**Do this**
Copy the listing below in full and skip every picture.

**Extracted entries**
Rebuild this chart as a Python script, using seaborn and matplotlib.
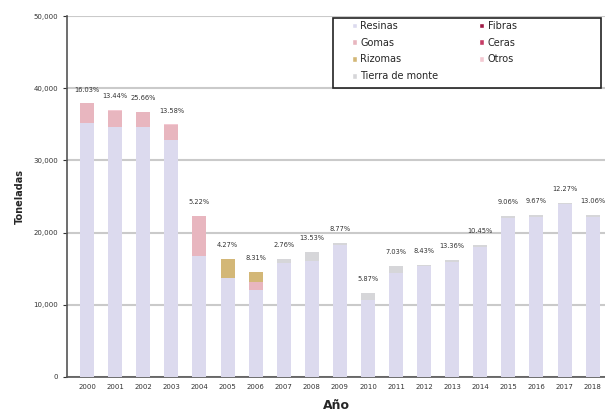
import numpy as np
import pandas as pd
import matplotlib
matplotlib.use('Agg')
import matplotlib.pyplot as plt
import seaborn as sns
from matplotlib.patches import Patch, Rectangle
from matplotlib.ticker import FuncFormatter, MultipleLocator

# ── Data (toneladas) ───────────────────────────────────────────────────────────
years = ['2000', '2001', '2002', '2003', '2004', '2005', '2006', '2007', '2008', '2009',
         '2010', '2011', '2012', '2013', '2014', '2015', '2016', '2017', '2018']

resinas = [35200, 34600, 34600, 32800, 16700, 13700, 12000, 15800, 16000, 18300,
           10700, 14400, 15300, 15900, 18000, 22000, 22100, 23900, 22200]
gomas   = [2700, 2300, 2050, 2100, 5650, 0, 1100, 0, 0, 0,
           0, 0, 0, 0, 0, 0, 0, 0, 0]
rizomas = [0, 0, 0, 0, 0, 2700, 1400, 0, 0, 0,
           0, 0, 0, 0, 0, 0, 0, 0, 0]
tierra  = [0, 0, 0, 0, 0, 0, 0, 500, 1300, 200,
           900, 950, 200, 300, 250, 300, 300, 200, 250]
fibras  = [0] * 19
ceras   = [0] * 19
otros   = [0, 50, 50, 100, 0, 0, 50, 0, 0, 50,
           0, 0, 0, 0, 0, 0, 0, 0, 0]

pct_labels = ['16.03%', '13.44%', '25.66%', '13.58%', '5.22%', '4.27%', '8.31%', '2.76%',
              '13.53%', '8.77%', '5.87%', '7.03%', '8.43%', '13.36%', '10.45%', '9.06%',
              '9.67%', '12.27%', '13.06%']

categories = ['Resinas', 'Gomas', 'Rizomas', 'Tierra de monte', 'Fibras', 'Ceras', 'Otros']
series = [resinas, gomas, rizomas, tierra, fibras, ceras, otros]
colors = ['#dcdaee', '#e8b6bf', '#d3b777', '#d6d6d9', '#9e1b45', '#c63c66', '#f3c9d2']

# ── Figure ─────────────────────────────────────────────────────────────────────
sns.set_style('white')
plt.rcParams['font.family'] = ['DejaVu Sans']

fig = plt.figure(figsize=(6.05, 4.15), dpi=100)
ax = fig.add_axes([0.111, 0.092, 0.889, 0.869])

# stacked bars: draw cumulative sums from the top layer down
cum = np.cumsum(np.array(series), axis=0)
for i in range(len(categories) - 1, -1, -1):
    df = pd.DataFrame({'year': years, 'value': cum[i]})
    sns.barplot(data=df, x='year', y='value', color=colors[i], width=0.5,
                saturation=1, linewidth=0, edgecolor='none', ax=ax, zorder=3)

totals = cum[-1]
for i, (t, lab) in enumerate(zip(totals, pct_labels)):
    ax.text(i, t + 1500, lab, ha='center', va='bottom', fontsize=4.8, color='#333333', zorder=4)

ax.set_ylim(0, 50000)
ax.set_xlim(-0.71, 18.44)
ax.yaxis.set_major_locator(MultipleLocator(10000))
ax.yaxis.set_major_formatter(FuncFormatter(lambda v, p: f'{int(v):,}'))
ax.grid(axis='y', color='#cacaca', lw=1.5, zorder=0)
ax.set_axisbelow(True)

ax.set_xticks(np.arange(-0.5, 18.5, 1.0), minor=True)
ax.tick_params(axis='x', which='major', length=0, labelsize=5, pad=5, colors='#333333')
ax.tick_params(axis='x', which='minor', length=3, width=0.6, color='#c0c0c0', direction='in')
ax.tick_params(axis='y', which='major', length=3, labelsize=5, colors='#333333', left=True)

for s in ['top', 'right']:
    ax.spines[s].set_visible(False)
ax.spines['left'].set_color('#555555')
ax.spines['bottom'].set_color('#555555')
ax.spines['left'].set_linewidth(1.2)
ax.spines['bottom'].set_linewidth(1.2)

ax.set_xlabel('Año', fontsize=9, fontweight='bold', labelpad=7)
ax.set_ylabel('Toneladas', fontsize=7, fontweight='bold', labelpad=6)

# legend box drawn separately so the columns can sit left like the original
ax.add_patch(Rectangle((0.494, 0.80), 0.4986, 0.194, transform=ax.transAxes,
                       facecolor='white', edgecolor='#222222', lw=1.2,
                       clip_on=False, zorder=5))
handles = [Patch(facecolor=c, label=l) for c, l in zip(colors, categories)]
leg = ax.legend(handles=handles, ncol=2, loc='upper left',
                bbox_to_anchor=(0.53, 0.987), frameon=False,
                fontsize=7, handlelength=0.45, handleheight=0.55, handletextpad=0.4,
                labelspacing=0.7, columnspacing=4.2, borderpad=0, borderaxespad=0)
leg.set_zorder(6)

fig.savefig('out.png', dpi=100)
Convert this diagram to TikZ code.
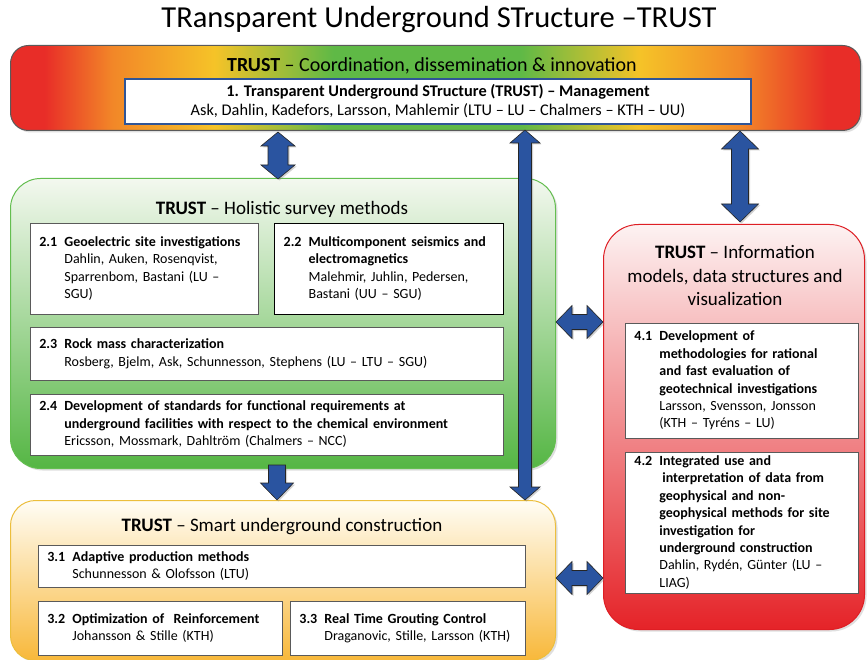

**Exercise answer**
Rebuild this chart as a Python script, using seaborn and matplotlib.
import numpy as np
import pandas as pd
import matplotlib
matplotlib.use('Agg')
import matplotlib.pyplot as plt
import seaborn as sns
from matplotlib.patches import Patch, Rectangle
from matplotlib.ticker import FuncFormatter, MultipleLocator

# ── Data (toneladas) ───────────────────────────────────────────────────────────
years = ['2000', '2001', '2002', '2003', '2004', '2005', '2006', '2007', '2008', '2009',
         '2010', '2011', '2012', '2013', '2014', '2015', '2016', '2017', '2018']

resinas = [35200, 34600, 34600, 32800, 16700, 13700, 12000, 15800, 16000, 18300,
           10700, 14400, 15300, 15900, 18000, 22000, 22100, 23900, 22200]
gomas   = [2700, 2300, 2050, 2100, 5650, 0, 1100, 0, 0, 0,
           0, 0, 0, 0, 0, 0, 0, 0, 0]
rizomas = [0, 0, 0, 0, 0, 2700, 1400, 0, 0, 0,
           0, 0, 0, 0, 0, 0, 0, 0, 0]
tierra  = [0, 0, 0, 0, 0, 0, 0, 500, 1300, 200,
           900, 950, 200, 300, 250, 300, 300, 200, 250]
fibras  = [0] * 19
ceras   = [0] * 19
otros   = [0, 50, 50, 100, 0, 0, 50, 0, 0, 50,
           0, 0, 0, 0, 0, 0, 0, 0, 0]

pct_labels = ['16.03%', '13.44%', '25.66%', '13.58%', '5.22%', '4.27%', '8.31%', '2.76%',
              '13.53%', '8.77%', '5.87%', '7.03%', '8.43%', '13.36%', '10.45%', '9.06%',
              '9.67%', '12.27%', '13.06%']

categories = ['Resinas', 'Gomas', 'Rizomas', 'Tierra de monte', 'Fibras', 'Ceras', 'Otros']
series = [resinas, gomas, rizomas, tierra, fibras, ceras, otros]
colors = ['#dcdaee', '#e8b6bf', '#d3b777', '#d6d6d9', '#9e1b45', '#c63c66', '#f3c9d2']

# ── Figure ─────────────────────────────────────────────────────────────────────
sns.set_style('white')
plt.rcParams['font.family'] = ['DejaVu Sans']

fig = plt.figure(figsize=(6.05, 4.15), dpi=100)
ax = fig.add_axes([0.111, 0.092, 0.889, 0.869])

# stacked bars: draw cumulative sums from the top layer down
cum = np.cumsum(np.array(series), axis=0)
for i in range(len(categories) - 1, -1, -1):
    df = pd.DataFrame({'year': years, 'value': cum[i]})
    sns.barplot(data=df, x='year', y='value', color=colors[i], width=0.5,
                saturation=1, linewidth=0, edgecolor='none', ax=ax, zorder=3)

totals = cum[-1]
for i, (t, lab) in enumerate(zip(totals, pct_labels)):
    ax.text(i, t + 1500, lab, ha='center', va='bottom', fontsize=4.8, color='#333333', zorder=4)

ax.set_ylim(0, 50000)
ax.set_xlim(-0.71, 18.44)
ax.yaxis.set_major_locator(MultipleLocator(10000))
ax.yaxis.set_major_formatter(FuncFormatter(lambda v, p: f'{int(v):,}'))
ax.grid(axis='y', color='#cacaca', lw=1.5, zorder=0)
ax.set_axisbelow(True)

ax.set_xticks(np.arange(-0.5, 18.5, 1.0), minor=True)
ax.tick_params(axis='x', which='major', length=0, labelsize=5, pad=5, colors='#333333')
ax.tick_params(axis='x', which='minor', length=3, width=0.6, color='#c0c0c0', direction='in')
ax.tick_params(axis='y', which='major', length=3, labelsize=5, colors='#333333', left=True)

for s in ['top', 'right']:
    ax.spines[s].set_visible(False)
ax.spines['left'].set_color('#555555')
ax.spines['bottom'].set_color('#555555')
ax.spines['left'].set_linewidth(1.2)
ax.spines['bottom'].set_linewidth(1.2)

ax.set_xlabel('Año', fontsize=9, fontweight='bold', labelpad=7)
ax.set_ylabel('Toneladas', fontsize=7, fontweight='bold', labelpad=6)

# legend box drawn separately so the columns can sit left like the original
ax.add_patch(Rectangle((0.494, 0.80), 0.4986, 0.194, transform=ax.transAxes,
                       facecolor='white', edgecolor='#222222', lw=1.2,
                       clip_on=False, zorder=5))
handles = [Patch(facecolor=c, label=l) for c, l in zip(colors, categories)]
leg = ax.legend(handles=handles, ncol=2, loc='upper left',
                bbox_to_anchor=(0.53, 0.987), frameon=False,
                fontsize=7, handlelength=0.45, handleheight=0.55, handletextpad=0.4,
                labelspacing=0.7, columnspacing=4.2, borderpad=0, borderaxespad=0)
leg.set_zorder(6)

fig.savefig('out.png', dpi=100)
Convert this diagram to TikZ code.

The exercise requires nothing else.